— START Provided material —
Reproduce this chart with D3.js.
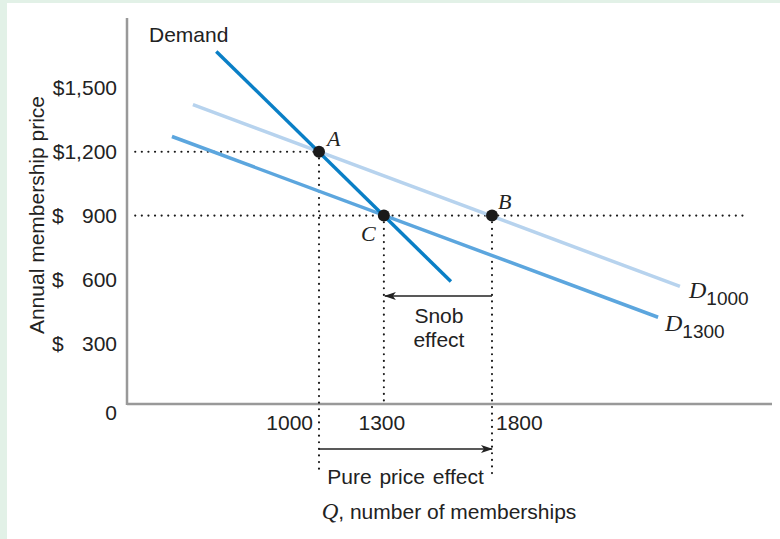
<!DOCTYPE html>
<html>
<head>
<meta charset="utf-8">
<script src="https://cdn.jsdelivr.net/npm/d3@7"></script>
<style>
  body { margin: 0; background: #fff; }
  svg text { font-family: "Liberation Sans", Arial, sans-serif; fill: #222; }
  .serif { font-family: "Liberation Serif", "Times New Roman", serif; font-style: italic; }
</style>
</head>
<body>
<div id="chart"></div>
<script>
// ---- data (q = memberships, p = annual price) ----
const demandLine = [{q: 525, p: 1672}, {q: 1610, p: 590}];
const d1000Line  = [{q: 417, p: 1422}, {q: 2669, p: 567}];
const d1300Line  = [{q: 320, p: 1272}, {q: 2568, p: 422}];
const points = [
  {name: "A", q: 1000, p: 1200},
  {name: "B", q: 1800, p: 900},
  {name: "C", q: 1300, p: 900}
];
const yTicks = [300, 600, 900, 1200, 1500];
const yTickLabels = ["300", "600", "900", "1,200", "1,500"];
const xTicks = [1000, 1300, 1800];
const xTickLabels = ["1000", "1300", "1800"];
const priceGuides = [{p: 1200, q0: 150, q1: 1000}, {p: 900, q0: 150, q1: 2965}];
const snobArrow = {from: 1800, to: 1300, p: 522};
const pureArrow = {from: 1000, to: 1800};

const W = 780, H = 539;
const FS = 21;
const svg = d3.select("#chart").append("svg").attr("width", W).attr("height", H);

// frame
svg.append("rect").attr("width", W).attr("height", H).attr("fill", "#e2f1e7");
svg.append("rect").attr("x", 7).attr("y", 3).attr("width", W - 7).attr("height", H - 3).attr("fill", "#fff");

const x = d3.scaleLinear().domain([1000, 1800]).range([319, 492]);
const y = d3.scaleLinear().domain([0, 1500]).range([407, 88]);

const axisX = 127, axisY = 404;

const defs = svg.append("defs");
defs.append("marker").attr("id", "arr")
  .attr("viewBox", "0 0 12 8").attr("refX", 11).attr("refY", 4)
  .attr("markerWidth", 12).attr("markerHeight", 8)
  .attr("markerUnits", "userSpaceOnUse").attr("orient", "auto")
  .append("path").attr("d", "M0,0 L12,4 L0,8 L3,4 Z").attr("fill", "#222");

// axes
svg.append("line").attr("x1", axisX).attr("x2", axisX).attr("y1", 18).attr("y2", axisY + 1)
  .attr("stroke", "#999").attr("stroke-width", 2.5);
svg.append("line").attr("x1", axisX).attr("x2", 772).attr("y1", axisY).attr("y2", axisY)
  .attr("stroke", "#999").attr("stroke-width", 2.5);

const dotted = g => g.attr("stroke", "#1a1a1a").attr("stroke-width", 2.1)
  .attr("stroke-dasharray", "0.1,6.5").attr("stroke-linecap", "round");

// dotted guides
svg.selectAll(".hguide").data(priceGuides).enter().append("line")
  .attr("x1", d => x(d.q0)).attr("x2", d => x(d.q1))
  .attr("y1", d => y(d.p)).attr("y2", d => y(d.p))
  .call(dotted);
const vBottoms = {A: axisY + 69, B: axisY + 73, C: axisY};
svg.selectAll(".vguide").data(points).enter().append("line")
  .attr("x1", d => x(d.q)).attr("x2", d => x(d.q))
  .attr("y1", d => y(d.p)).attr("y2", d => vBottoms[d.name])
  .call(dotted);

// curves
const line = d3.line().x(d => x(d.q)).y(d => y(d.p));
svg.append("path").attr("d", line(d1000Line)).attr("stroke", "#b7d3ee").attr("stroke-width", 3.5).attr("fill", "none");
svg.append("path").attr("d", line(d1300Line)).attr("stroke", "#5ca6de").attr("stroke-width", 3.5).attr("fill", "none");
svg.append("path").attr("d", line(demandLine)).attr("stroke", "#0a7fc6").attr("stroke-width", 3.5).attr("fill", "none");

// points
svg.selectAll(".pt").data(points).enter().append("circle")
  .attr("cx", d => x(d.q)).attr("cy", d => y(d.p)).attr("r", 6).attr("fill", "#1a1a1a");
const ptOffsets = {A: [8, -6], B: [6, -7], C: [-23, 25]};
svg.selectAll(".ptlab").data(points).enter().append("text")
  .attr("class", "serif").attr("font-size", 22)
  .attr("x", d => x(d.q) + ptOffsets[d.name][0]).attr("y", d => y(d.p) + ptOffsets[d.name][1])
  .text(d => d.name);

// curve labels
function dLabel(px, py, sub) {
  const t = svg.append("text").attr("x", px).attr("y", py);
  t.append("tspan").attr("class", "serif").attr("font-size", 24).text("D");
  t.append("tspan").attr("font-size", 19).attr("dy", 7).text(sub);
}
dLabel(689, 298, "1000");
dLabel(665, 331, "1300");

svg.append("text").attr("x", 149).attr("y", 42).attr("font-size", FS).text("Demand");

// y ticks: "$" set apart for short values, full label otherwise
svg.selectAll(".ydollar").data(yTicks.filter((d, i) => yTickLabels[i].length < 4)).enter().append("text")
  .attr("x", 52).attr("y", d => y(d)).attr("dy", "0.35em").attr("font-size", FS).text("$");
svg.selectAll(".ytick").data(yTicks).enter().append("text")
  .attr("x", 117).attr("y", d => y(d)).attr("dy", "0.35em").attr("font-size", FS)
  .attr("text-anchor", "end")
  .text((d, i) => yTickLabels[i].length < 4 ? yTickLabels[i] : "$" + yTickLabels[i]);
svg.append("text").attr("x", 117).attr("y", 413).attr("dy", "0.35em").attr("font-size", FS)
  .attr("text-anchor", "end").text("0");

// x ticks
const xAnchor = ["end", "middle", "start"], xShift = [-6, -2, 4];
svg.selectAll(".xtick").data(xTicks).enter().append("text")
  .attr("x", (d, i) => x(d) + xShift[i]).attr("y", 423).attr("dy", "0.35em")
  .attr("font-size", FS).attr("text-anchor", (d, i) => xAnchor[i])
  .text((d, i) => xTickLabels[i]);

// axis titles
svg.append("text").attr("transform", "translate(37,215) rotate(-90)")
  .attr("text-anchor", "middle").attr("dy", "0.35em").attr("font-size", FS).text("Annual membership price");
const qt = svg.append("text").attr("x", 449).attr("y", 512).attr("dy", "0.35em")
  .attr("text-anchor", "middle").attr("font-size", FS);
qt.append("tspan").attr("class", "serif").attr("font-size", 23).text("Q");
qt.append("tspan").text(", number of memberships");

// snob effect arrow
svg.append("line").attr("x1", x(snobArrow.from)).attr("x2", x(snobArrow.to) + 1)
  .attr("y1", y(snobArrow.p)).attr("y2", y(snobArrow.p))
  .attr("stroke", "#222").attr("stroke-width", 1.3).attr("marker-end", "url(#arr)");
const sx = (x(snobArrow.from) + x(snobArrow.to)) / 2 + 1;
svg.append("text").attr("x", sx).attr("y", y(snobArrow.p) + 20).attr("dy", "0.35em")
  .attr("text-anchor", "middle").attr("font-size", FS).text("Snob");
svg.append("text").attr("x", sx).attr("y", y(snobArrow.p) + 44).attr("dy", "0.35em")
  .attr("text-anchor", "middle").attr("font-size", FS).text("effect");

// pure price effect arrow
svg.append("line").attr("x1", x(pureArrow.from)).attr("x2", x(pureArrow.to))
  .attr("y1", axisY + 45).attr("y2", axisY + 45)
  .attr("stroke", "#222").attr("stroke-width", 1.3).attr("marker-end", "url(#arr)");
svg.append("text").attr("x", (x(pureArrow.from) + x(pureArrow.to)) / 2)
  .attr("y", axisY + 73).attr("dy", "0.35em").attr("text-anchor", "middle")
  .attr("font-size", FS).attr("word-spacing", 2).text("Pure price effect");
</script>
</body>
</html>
— END Provided material —
## Task to carry out
Restate the whole of the material word for word without the pictures.

## Answer for this exercise
Reproduce this chart with D3.js.
<!DOCTYPE html>
<html>
<head>
<meta charset="utf-8">
<script src="https://cdn.jsdelivr.net/npm/d3@7"></script>
<style>
  body { margin: 0; background: #fff; }
  svg text { font-family: "Liberation Sans", Arial, sans-serif; fill: #222; }
  .serif { font-family: "Liberation Serif", "Times New Roman", serif; font-style: italic; }
</style>
</head>
<body>
<div id="chart"></div>
<script>
// ---- data (q = memberships, p = annual price) ----
const demandLine = [{q: 525, p: 1672}, {q: 1610, p: 590}];
const d1000Line  = [{q: 417, p: 1422}, {q: 2669, p: 567}];
const d1300Line  = [{q: 320, p: 1272}, {q: 2568, p: 422}];
const points = [
  {name: "A", q: 1000, p: 1200},
  {name: "B", q: 1800, p: 900},
  {name: "C", q: 1300, p: 900}
];
const yTicks = [300, 600, 900, 1200, 1500];
const yTickLabels = ["300", "600", "900", "1,200", "1,500"];
const xTicks = [1000, 1300, 1800];
const xTickLabels = ["1000", "1300", "1800"];
const priceGuides = [{p: 1200, q0: 150, q1: 1000}, {p: 900, q0: 150, q1: 2965}];
const snobArrow = {from: 1800, to: 1300, p: 522};
const pureArrow = {from: 1000, to: 1800};

const W = 780, H = 539;
const FS = 21;
const svg = d3.select("#chart").append("svg").attr("width", W).attr("height", H);

// frame
svg.append("rect").attr("width", W).attr("height", H).attr("fill", "#e2f1e7");
svg.append("rect").attr("x", 7).attr("y", 3).attr("width", W - 7).attr("height", H - 3).attr("fill", "#fff");

const x = d3.scaleLinear().domain([1000, 1800]).range([319, 492]);
const y = d3.scaleLinear().domain([0, 1500]).range([407, 88]);

const axisX = 127, axisY = 404;

const defs = svg.append("defs");
defs.append("marker").attr("id", "arr")
  .attr("viewBox", "0 0 12 8").attr("refX", 11).attr("refY", 4)
  .attr("markerWidth", 12).attr("markerHeight", 8)
  .attr("markerUnits", "userSpaceOnUse").attr("orient", "auto")
  .append("path").attr("d", "M0,0 L12,4 L0,8 L3,4 Z").attr("fill", "#222");

// axes
svg.append("line").attr("x1", axisX).attr("x2", axisX).attr("y1", 18).attr("y2", axisY + 1)
  .attr("stroke", "#999").attr("stroke-width", 2.5);
svg.append("line").attr("x1", axisX).attr("x2", 772).attr("y1", axisY).attr("y2", axisY)
  .attr("stroke", "#999").attr("stroke-width", 2.5);

const dotted = g => g.attr("stroke", "#1a1a1a").attr("stroke-width", 2.1)
  .attr("stroke-dasharray", "0.1,6.5").attr("stroke-linecap", "round");

// dotted guides
svg.selectAll(".hguide").data(priceGuides).enter().append("line")
  .attr("x1", d => x(d.q0)).attr("x2", d => x(d.q1))
  .attr("y1", d => y(d.p)).attr("y2", d => y(d.p))
  .call(dotted);
const vBottoms = {A: axisY + 69, B: axisY + 73, C: axisY};
svg.selectAll(".vguide").data(points).enter().append("line")
  .attr("x1", d => x(d.q)).attr("x2", d => x(d.q))
  .attr("y1", d => y(d.p)).attr("y2", d => vBottoms[d.name])
  .call(dotted);

// curves
const line = d3.line().x(d => x(d.q)).y(d => y(d.p));
svg.append("path").attr("d", line(d1000Line)).attr("stroke", "#b7d3ee").attr("stroke-width", 3.5).attr("fill", "none");
svg.append("path").attr("d", line(d1300Line)).attr("stroke", "#5ca6de").attr("stroke-width", 3.5).attr("fill", "none");
svg.append("path").attr("d", line(demandLine)).attr("stroke", "#0a7fc6").attr("stroke-width", 3.5).attr("fill", "none");

// points
svg.selectAll(".pt").data(points).enter().append("circle")
  .attr("cx", d => x(d.q)).attr("cy", d => y(d.p)).attr("r", 6).attr("fill", "#1a1a1a");
const ptOffsets = {A: [8, -6], B: [6, -7], C: [-23, 25]};
svg.selectAll(".ptlab").data(points).enter().append("text")
  .attr("class", "serif").attr("font-size", 22)
  .attr("x", d => x(d.q) + ptOffsets[d.name][0]).attr("y", d => y(d.p) + ptOffsets[d.name][1])
  .text(d => d.name);

// curve labels
function dLabel(px, py, sub) {
  const t = svg.append("text").attr("x", px).attr("y", py);
  t.append("tspan").attr("class", "serif").attr("font-size", 24).text("D");
  t.append("tspan").attr("font-size", 19).attr("dy", 7).text(sub);
}
dLabel(689, 298, "1000");
dLabel(665, 331, "1300");

svg.append("text").attr("x", 149).attr("y", 42).attr("font-size", FS).text("Demand");

// y ticks: "$" set apart for short values, full label otherwise
svg.selectAll(".ydollar").data(yTicks.filter((d, i) => yTickLabels[i].length < 4)).enter().append("text")
  .attr("x", 52).attr("y", d => y(d)).attr("dy", "0.35em").attr("font-size", FS).text("$");
svg.selectAll(".ytick").data(yTicks).enter().append("text")
  .attr("x", 117).attr("y", d => y(d)).attr("dy", "0.35em").attr("font-size", FS)
  .attr("text-anchor", "end")
  .text((d, i) => yTickLabels[i].length < 4 ? yTickLabels[i] : "$" + yTickLabels[i]);
svg.append("text").attr("x", 117).attr("y", 413).attr("dy", "0.35em").attr("font-size", FS)
  .attr("text-anchor", "end").text("0");

// x ticks
const xAnchor = ["end", "middle", "start"], xShift = [-6, -2, 4];
svg.selectAll(".xtick").data(xTicks).enter().append("text")
  .attr("x", (d, i) => x(d) + xShift[i]).attr("y", 423).attr("dy", "0.35em")
  .attr("font-size", FS).attr("text-anchor", (d, i) => xAnchor[i])
  .text((d, i) => xTickLabels[i]);

// axis titles
svg.append("text").attr("transform", "translate(37,215) rotate(-90)")
  .attr("text-anchor", "middle").attr("dy", "0.35em").attr("font-size", FS).text("Annual membership price");
const qt = svg.append("text").attr("x", 449).attr("y", 512).attr("dy", "0.35em")
  .attr("text-anchor", "middle").attr("font-size", FS);
qt.append("tspan").attr("class", "serif").attr("font-size", 23).text("Q");
qt.append("tspan").text(", number of memberships");

// snob effect arrow
svg.append("line").attr("x1", x(snobArrow.from)).attr("x2", x(snobArrow.to) + 1)
  .attr("y1", y(snobArrow.p)).attr("y2", y(snobArrow.p))
  .attr("stroke", "#222").attr("stroke-width", 1.3).attr("marker-end", "url(#arr)");
const sx = (x(snobArrow.from) + x(snobArrow.to)) / 2 + 1;
svg.append("text").attr("x", sx).attr("y", y(snobArrow.p) + 20).attr("dy", "0.35em")
  .attr("text-anchor", "middle").attr("font-size", FS).text("Snob");
svg.append("text").attr("x", sx).attr("y", y(snobArrow.p) + 44).attr("dy", "0.35em")
  .attr("text-anchor", "middle").attr("font-size", FS).text("effect");

// pure price effect arrow
svg.append("line").attr("x1", x(pureArrow.from)).attr("x2", x(pureArrow.to))
  .attr("y1", axisY + 45).attr("y2", axisY + 45)
  .attr("stroke", "#222").attr("stroke-width", 1.3).attr("marker-end", "url(#arr)");
svg.append("text").attr("x", (x(pureArrow.from) + x(pureArrow.to)) / 2)
  .attr("y", axisY + 73).attr("dy", "0.35em").attr("text-anchor", "middle")
  .attr("font-size", FS).attr("word-spacing", 2).text("Pure price effect");
</script>
</body>
</html>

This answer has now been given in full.